Empowering India's Electric Bus Revolution: The Role of Blended Finance


Majority of bus operators in India are small players, with 90% owning less than five buses.
India's public transport electrification drive faces several formidable challenges. With approximately 93% of buses under private ownership, the imperative for scaling up operators to facilitate this electric shift is evident. One way to bridge the existing financing gap and enable this is designating electric buses for priority sector lending. There is, however, another viable solution – blended finance. Blended finance refers to the strategic use of philanthropic and commercial capital to finance projects, leveraging the strengths of both sectors to address development challenges and maximize impact while mitigating risks.

In the case of electric buses, the upfront capital cost, and the looming specter of battery replacements, constituting nearly 50% of the Total Cost of Ownership (TCO), cast a daunting shadow. The absence of viable financing models exacerbates this challenge, identified by operators as a primary obstacle hindering widespread adoption. From the financier's standpoint, the reluctance stems from the novelty of the technology and its limited uptake thus far. Uncertainties regarding battery life and replacement costs further compound the perceived risks, creating a formidable barrier.

Blended finance offers a compelling avenue by harnessing catalytic funding from public and philanthropic sources to galvanize additional private sector investment. This approach effectively mitigates risks, enticing private capital into areas where venturing alone would be deemed too hazardous. Blended finance channels concessional capital, enabling operators to access funding at below-market rates.

This significantly reduces the cost of capital, easing the financial burden and enhancing affordability for operators, especially small and medium-sized enterprises (SMEs) with limited resources.

Within this framework, bilateral and multilateral agencies, philanthropic organizations, and Corporate Social Responsibility (CSR) foundations can channel their resources through loans, equity or guarantees to support bus operators in deploying electric buses.

By offering funds at below-market rates, the cost of capital can be significantly reduced, thereby facilitating access to financing for small and medium-sized operators, who constitute the majority of India's bus sector.

Majority of bus operators in India are small players, with 90% owning less than five buses. The credit profiles of these smaller players often fall short, rendering them ineligible for conventional financing avenues. Lacking sufficient collateral, they are reluctant to stake personal assets as mortgage guarantees. Blended finance can not only provide capital but also facilitate capacity-building measures to strengthen operators' credit profiles.

Through financial literacy programs, technical assistance and mentorship initiatives, operators can improve their financial management skills, enhance operational efficiency, and build credibility with lenders and investors.

While initiatives like Faster Adoption & Manufacturing of Electric Vehicles (FAME) and state-level incentives provide a crucial starting point, their sporadic nature and lack of standardization limit their efficacy in driving widespread adoption. Subsidies, while essential for kickstarting the electrification journey, prove insufficient for achieving scale and do little to bolster operators' creditworthiness. Unlike one-time subsidies, blended finance fosters a long-term self-sustaining ecosystem of investment.

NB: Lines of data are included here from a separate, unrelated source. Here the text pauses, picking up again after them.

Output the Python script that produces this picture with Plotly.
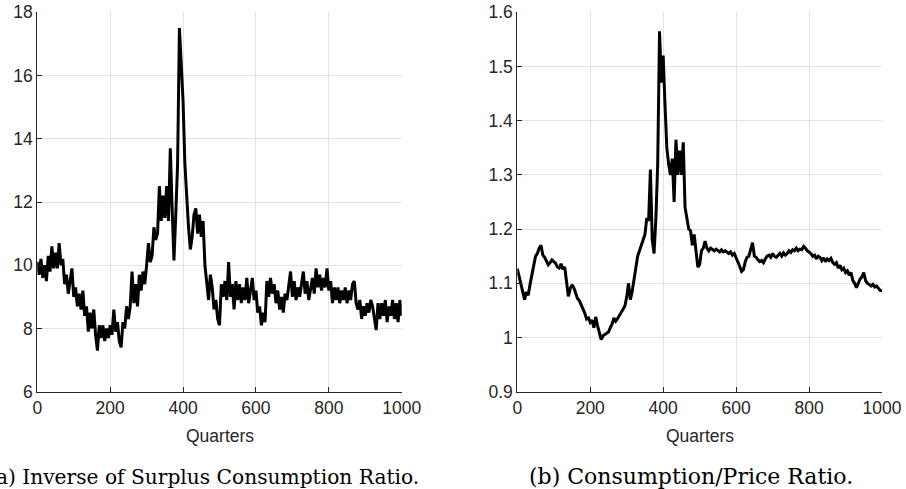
import plotly.graph_objects as go

# Quarter index (every 5 quarters)
quarters = list(range(0, 1001, 5))

# (a) Inverse of surplus consumption ratio
inv_surplus = [
    10.1, 9.7, 10.2, 9.6, 10.0, 9.5, 10.3, 9.8, 10.6, 9.9,
    10.4, 9.9, 10.7, 10.0, 10.2, 9.4, 9.7, 9.1, 9.5, 9.9,
    9.0, 9.3, 8.7, 9.1, 8.6, 9.2, 8.4, 8.7, 7.9, 8.5,
    8.0, 8.6, 7.8, 7.3, 8.1, 7.7, 8.1, 7.6, 8.0, 7.7,
    8.1, 7.8, 8.6, 7.9, 8.2, 7.6, 7.4, 8.2, 8.0, 8.7,
    8.3, 8.7, 9.8, 8.8, 9.4, 8.7, 9.7, 9.2, 9.8, 9.4,
    10.0, 10.7, 10.1, 10.3, 11.2, 10.8, 11.0, 12.5, 11.4, 12.2,
    11.5, 12.5, 11.4, 13.7, 11.8, 10.15, 11.6, 13.2, 17.5, 16.3,
    15.2, 13.2, 12.0, 11.2, 10.5, 10.9, 11.6, 11.8, 11.0, 11.6,
    10.9, 11.4, 10.0, 9.5, 8.9, 9.7, 9.3, 8.6, 8.9, 8.3,
    8.1, 9.4, 9.0, 9.5, 8.9, 10.1, 9.0, 9.4, 8.6, 9.5,
    8.9, 9.4, 8.8, 9.3, 8.9, 9.6, 8.8, 9.2, 9.6, 8.9,
    9.2, 8.5, 8.7, 8.1, 8.5, 8.2, 9.5, 9.0, 9.6, 9.1,
    9.4, 8.8, 9.2, 8.6, 9.0, 8.5, 9.1, 8.9, 9.4, 9.8,
    9.0, 9.5, 8.9, 9.3, 9.0, 9.4, 9.8, 9.1, 9.5, 8.9,
    9.3, 9.6, 9.1, 9.9, 9.3, 9.7, 9.2, 9.6, 9.3, 9.9,
    9.2, 9.5, 8.8, 9.3, 8.9, 9.3, 8.8, 9.2, 8.9, 9.3,
    8.8, 9.2, 8.9, 9.4, 9.5, 8.8, 8.6, 8.9, 8.3, 8.7,
    8.4, 8.8, 8.5, 8.9, 8.7, 8.3, 7.95, 8.8, 8.3, 8.8,
    8.4, 8.9, 8.2, 8.7, 8.4, 8.9, 8.3, 8.8, 8.2, 8.9,
    8.4,
]

# (b) Consumption/price ratio
cp_ratio = [
    1.127, 1.112, 1.100, 1.085, 1.070, 1.084, 1.078, 1.098, 1.118, 1.135,
    1.150, 1.155, 1.165, 1.170, 1.152, 1.148, 1.140, 1.134, 1.138, 1.143,
    1.140, 1.137, 1.130, 1.128, 1.136, 1.126, 1.130, 1.106, 1.076, 1.090,
    1.097, 1.092, 1.080, 1.072, 1.068, 1.060, 1.055, 1.045, 1.034, 1.036,
    1.028, 1.032, 1.018, 1.038, 1.022, 1.008, 0.996, 1.003, 1.005, 1.008,
    1.010, 1.018, 1.025, 1.036, 1.030, 1.035, 1.040, 1.045, 1.052, 1.058,
    1.075, 1.100, 1.070, 1.085, 1.110, 1.130, 1.150, 1.160, 1.170, 1.180,
    1.190, 1.220, 1.215, 1.310, 1.180, 1.155, 1.220, 1.320, 1.565, 1.470,
    1.520, 1.430, 1.350, 1.320, 1.300, 1.330, 1.250, 1.365, 1.300, 1.345,
    1.300, 1.360, 1.240, 1.220, 1.200, 1.197, 1.170, 1.190, 1.160, 1.130,
    1.135, 1.160, 1.165, 1.178, 1.165, 1.160, 1.165, 1.162, 1.160, 1.163,
    1.160, 1.158, 1.162, 1.158, 1.160, 1.157, 1.155, 1.158, 1.152, 1.155,
    1.148, 1.140, 1.131, 1.122, 1.125, 1.140, 1.148, 1.150, 1.162, 1.175,
    1.150, 1.148, 1.143, 1.140, 1.142, 1.138, 1.145, 1.150, 1.152, 1.148,
    1.155, 1.150, 1.148, 1.152, 1.155, 1.150, 1.156, 1.152, 1.155, 1.160,
    1.157, 1.162, 1.160, 1.165, 1.160, 1.163, 1.162, 1.168, 1.165, 1.160,
    1.158, 1.155, 1.150, 1.152, 1.145, 1.150, 1.148, 1.142, 1.147, 1.140,
    1.145, 1.142, 1.146, 1.138, 1.135, 1.138, 1.128, 1.133, 1.125, 1.128,
    1.120, 1.123, 1.115, 1.120, 1.105, 1.100, 1.092, 1.100, 1.108, 1.112,
    1.120, 1.105, 1.100, 1.098, 1.095, 1.098, 1.093, 1.095, 1.090, 1.087,
    1.086,
]

x_ticks = [0, 200, 400, 600, 800, 1000]
y_ticks_a = [6, 8, 10, 12, 14, 16, 18]
y_ticks_b = [0.9, 1.0, 1.1, 1.2, 1.3, 1.4, 1.5, 1.6]
y_ticklabels_b = ["0.9", "1", "1.1", "1.2", "1.3", "1.4", "1.5", "1.6"]
caption_a = "(a) Inverse of Surplus Consumption Ratio."
caption_b = "(b) Consumption/Price Ratio."
x_title = "Quarters"

W, H = 906, 489
AX = "#262626"
GRID = "#e3e3e3"
SANS = "Liberation Sans, Arial, sans-serif"
TICKFONT = dict(family=SANS, size=17.5, color=AX)

fig = go.Figure()
fig.add_trace(go.Scatter(x=quarters, y=inv_surplus, mode="lines",
                         line=dict(color="black", width=3),
                         xaxis="x", yaxis="y", showlegend=False))
fig.add_trace(go.Scatter(x=quarters, y=cp_ratio, mode="lines",
                         line=dict(color="black", width=3),
                         xaxis="x2", yaxis="y2", showlegend=False))

ydom = [1 - 391.7 / H, 1 - 12.3 / H]
common_x = dict(range=[0, 1000], tickvals=x_ticks, showgrid=True, gridcolor=GRID,
                gridwidth=1, showline=True, linecolor=AX, linewidth=1,
                ticks="inside", ticklen=5, tickcolor=AX, tickfont=TICKFONT,
                zeroline=False, mirror=False, automargin=False)
common_y = dict(showgrid=True, gridcolor=GRID, gridwidth=1, showline=True,
                linecolor=AX, linewidth=1, ticks="inside", ticklen=5,
                tickcolor=AX, tickfont=TICKFONT, zeroline=False, automargin=False)

fig.update_layout(
    width=W, height=H,
    margin=dict(l=0, r=0, t=0, b=0, autoexpand=False),
    paper_bgcolor="white", plot_bgcolor="white",
    xaxis=dict(domain=[37.3 / W, 401.7 / W], anchor="y", **common_x),
    yaxis=dict(domain=ydom, anchor="x", range=[6, 18], tickvals=y_ticks_a, **common_y),
    xaxis2=dict(domain=[517.3 / W, 882 / W], anchor="y2", **common_x),
    yaxis2=dict(domain=ydom, anchor="x2", range=[0.9, 1.6], tickvals=y_ticks_b,
                ticktext=y_ticklabels_b, **common_y),
    annotations=[
        dict(text=x_title, x=(37.3 + 401.7) / 2 / W, y=1 - 436 / H, xref="paper",
             yref="paper", xanchor="center", yanchor="middle", showarrow=False,
             font=dict(family=SANS, size=17.5, color=AX)),
        dict(text=x_title, x=(517.3 + 882) / 2 / W, y=1 - 436 / H, xref="paper",
             yref="paper", xanchor="center", yanchor="middle", showarrow=False,
             font=dict(family=SANS, size=17.5, color=AX)),
        dict(text=caption_a, x=421 / W, y=1 - 477 / H, xref="paper", yref="paper",
             xanchor="right", yanchor="middle", showarrow=False,
             font=dict(family="DejaVu Serif, serif", size=20.2, color="black")),
        dict(text=caption_b, x=690.5 / W, y=1 - 476 / H, xref="paper", yref="paper",
             xanchor="center", yanchor="middle", showarrow=False,
             font=dict(family="DejaVu Serif, serif", size=22, color="black")),
    ],
)

fig.write_html("out.html", config={"displayModeBar": False},
               post_script="document.body.style.margin='0';document.body.style.overflow='hidden';")
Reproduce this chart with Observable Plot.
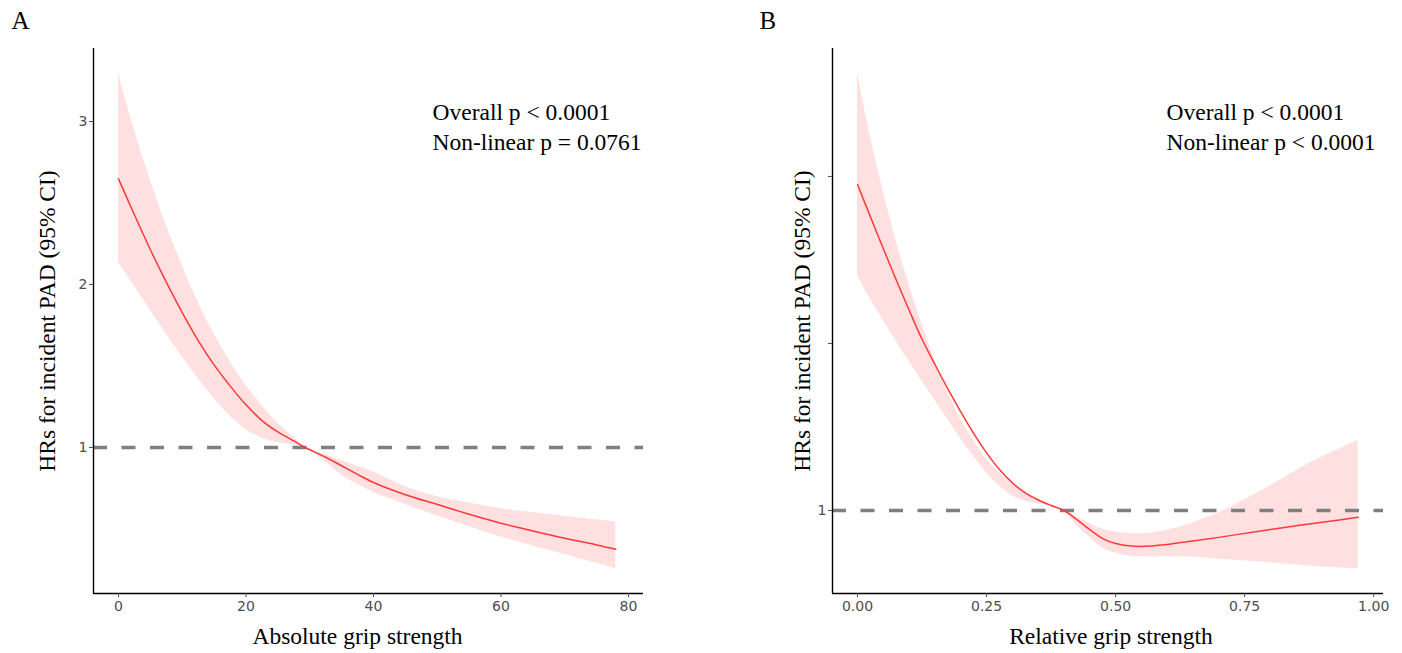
<!DOCTYPE html>
<html><head><meta charset="utf-8">
<script src="https://cdn.jsdelivr.net/npm/d3@7"></script>
<script src="https://cdn.jsdelivr.net/npm/@observablehq/plot@0.6"></script>
<style>
body{margin:0;background:#fff;}
#wrap{display:flex;width:1402px;height:653px;overflow:hidden;}
</style></head><body><div id="wrap"></div>
<script>
// Panel A: absolute grip strength
const absX  = [0,2.5,5,7.5,10,12.5,15,17.5,20,22.5,25,27.5,29.3,32.5,35,37.5,40,45,50,55,60,65,70,75,78];
const absHR = [2.648,2.428,2.213,2.014,1.827,1.656,1.507,1.378,1.262,1.165,1.095,1.04,1.0,0.94,0.888,0.835,0.785,0.71,0.65,0.59,0.535,0.488,0.443,0.402,0.375];
const absHi = [3.293,2.947,2.640,2.361,2.115,1.889,1.694,1.528,1.380,1.258,1.150,1.062,1.0,0.955,0.918,0.885,0.849,0.76,0.697,0.66,0.624,0.601,0.578,0.556,0.542];
const absLo = [2.137,1.989,1.842,1.695,1.557,1.423,1.301,1.193,1.110,1.058,1.030,1.016,1.0,0.912,0.83,0.775,0.726,0.65,0.58,0.515,0.45,0.396,0.343,0.289,0.256];
const absTicksX = [0,20,40,60,80];
const absTicksY = [1,2,3];
const absTickLabelsY = ["1","2","3"];

// Panel B: relative grip strength
const relX  = [0,0.025,0.05,0.075,0.1,0.125,0.15,0.175,0.2,0.225,0.25,0.275,0.3,0.325,0.35,0.375,0.4,0.425,0.45,0.475,0.5,0.525,0.55,0.6,0.65,0.7,0.75,0.8,0.85,0.9,0.97];
const relHR = [2.952,2.758,2.567,2.38,2.199,2.025,1.874,1.728,1.591,1.462,1.345,1.245,1.165,1.105,1.063,1.03,1.0,0.945,0.885,0.832,0.802,0.789,0.785,0.797,0.817,0.839,0.863,0.886,0.909,0.929,0.960];
const relHi = [3.615,3.238,2.909,2.614,2.351,2.116,1.898,1.71,1.544,1.419,1.304,1.227,1.154,1.11,1.067,1.034,1.0,0.961,0.922,0.887,0.871,0.862,0.86,0.882,0.927,0.986,1.064,1.148,1.24,1.32,1.419];
const relLo = [2.407,2.264,2.138,2.013,1.892,1.776,1.66,1.543,1.43,1.324,1.224,1.147,1.087,1.055,1.041,1.025,0.995,0.91,0.838,0.775,0.744,0.728,0.722,0.723,0.72,0.709,0.698,0.686,0.673,0.662,0.651];
const relTicksX = [0,0.25,0.5,0.75,1];
const relTicksY = [1,2,3];
const relTickLabelsY = ["1","",""];

const refHR = 1;
const yTitle = "HRs for incident PAD (95% CI)";
const serif = "'Liberation Serif','Times New Roman',serif";
const sans = "'DejaVu Sans','Liberation Sans',sans-serif";

function panel(o) {
  const data = o.xs.map((x, i) => ({x, hr: o.hr[i], lo: o.lo[i], hi: o.hi[i]}));
  const labelMap = new Map(o.yTicks.map((t, i) => [t, o.yLabels[i]]));
  return Plot.plot({
    width: 701, height: 653,
    marginLeft: o.ml, marginRight: o.mr, marginTop: 48, marginBottom: 60,
    style: {fontFamily: sans, fontSize: "14px", background: "#fff", overflow: "visible"},
    x: {domain: o.xDomain},
    y: {domain: o.yDomain},
    marks: [
      Plot.areaY(data, {x: "x", y1: "lo", y2: "hi", fill: "#ffe0e0", curve: "catmull-rom"}),
      Plot.ruleY([refHR], {stroke: "#7f7f7f", strokeWidth: 3.5, strokeDasharray: "14,14.5"}),
      Plot.line(data, {x: "x", y: "hr", stroke: "#ff3838", strokeWidth: 1.5, curve: "catmull-rom"}),
      Plot.ruleX([o.xDomain[0]], {stroke: "#000", strokeWidth: 1.4}),
      Plot.ruleY([o.yDomain[0]], {stroke: "#000", strokeWidth: 1.4}),
      Plot.axisX({ticks: o.xTicks, tickFormat: o.xFmt, tickSize: 4, tickPadding: 4, fontSize: 14, fontFamily: sans, color: "#4d4d4d", label: null}),
      Plot.axisY({ticks: o.yTicks, tickFormat: d => labelMap.get(d), tickSize: 4, tickPadding: 2, fontSize: 14, fontFamily: sans, color: "#4d4d4d", label: null}),
      Plot.text([o.letter], {frameAnchor: "top-left", dx: o.letterDx, dy: -28, textAnchor: "start", lineAnchor: "middle", fontSize: 25, fontFamily: serif, fill: "#000"}),
      Plot.text([o.notes[0]], {frameAnchor: "top-left", dx: o.noteDx, dy: 64, textAnchor: "start", lineAnchor: "middle", fontSize: 23.5, fontFamily: serif, fill: "#000"}),
      Plot.text([o.notes[1]], {frameAnchor: "top-left", dx: o.noteDx, dy: 94, textAnchor: "start", lineAnchor: "middle", fontSize: 23.5, fontFamily: serif, fill: "#000"}),
      Plot.text([yTitle], {frameAnchor: "left", dx: o.yTitleDx, rotate: -90, textAnchor: "middle", lineAnchor: "middle", fontSize: 23.5, fontFamily: serif, fill: "#000"}),
      Plot.text([o.xTitle], {frameAnchor: "bottom", dx: o.xTitleDx, dy: 43, textAnchor: "middle", lineAnchor: "middle", fontSize: 23.5, fontFamily: serif, fill: "#000"})
    ]
  });
}

const wrap = document.getElementById("wrap");
wrap.append(panel({
  xs: absX, hr: absHR, lo: absLo, hi: absHi,
  xDomain: [-3.92, 82.35], yDomain: [0.104, 3.448],
  xTicks: absTicksX, xFmt: d => String(d),
  yTicks: absTicksY, yLabels: absTickLabelsY,
  ml: 93, mr: 58, letter: "A", letterDx: -82, noteDx: 339,
  notes: ["Overall p < 0.0001", "Non-linear p = 0.0761"],
  yTitleDx: -46, xTitle: "Absolute grip strength", xTitleDx: -11
}));
wrap.append(panel({
  xs: relX, hr: relHR, lo: relLo, hi: relHi,
  xDomain: [-0.0485, 1.019], yDomain: [0.503, 3.766],
  xTicks: relTicksX, xFmt: d3.format(".2f"),
  yTicks: relTicksY, yLabels: relTickLabelsY,
  ml: 131, mr: 19, letter: "B", letterDx: -73, noteDx: 334,
  notes: ["Overall p < 0.0001", "Non-linear p < 0.0001"],
  yTitleDx: -30, xTitle: "Relative grip strength", xTitleDx: 3
}));
</script></body></html>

By incentivizing private capital to enter the market, blended finance stimulates innovation, drives down costs and fosters competition, ultimately reducing reliance on government subsidies and ensuring the continued growth of the electric bus industry.

In previous rounds of Convergence Energy Services Limited (CESL) tenders for electric buses, participation primarily stemmed from original equipment manufacturers (OEMs). However, this model, albeit common, has drawn criticism for its inherent inefficiencies. While OEMs excel in manufacturing, their forte doesn't necessarily extend to operations management. A testament to this mismatch surfaced during the fourth tender held in November 2023, where 3,825 buses were put up for procurement, yet failed to attract any bids. The crux of the problem lies in the burden of risks and costs being disproportionately borne by OEMs under this framework.

With their involvement in these tenders, OEMs find themselves shouldering the entire gamut of challenges and financial implications, without commensurate incentives to ramp up production capacity. This disincentivizes expansion, stalling the potential growth of the electric bus sector.

To electrify India's 2 million buses, a paradigm shift is imperative. Beyond subsidies, capital infusion is vital. Blended finance emerges as a potent mechanism to propel operators toward scalability, enabling business expansion and eventual integration into the commercial capital ecosystem. By infusing concessional capital, acceptable risk-return profiles can be tailored to accommodate various financing partners, including private investors, thus fostering a collaborative investment landscape. As this model gains traction, it has the potential to crowd-in independent investment from other commercial entities, further amplifying its impact.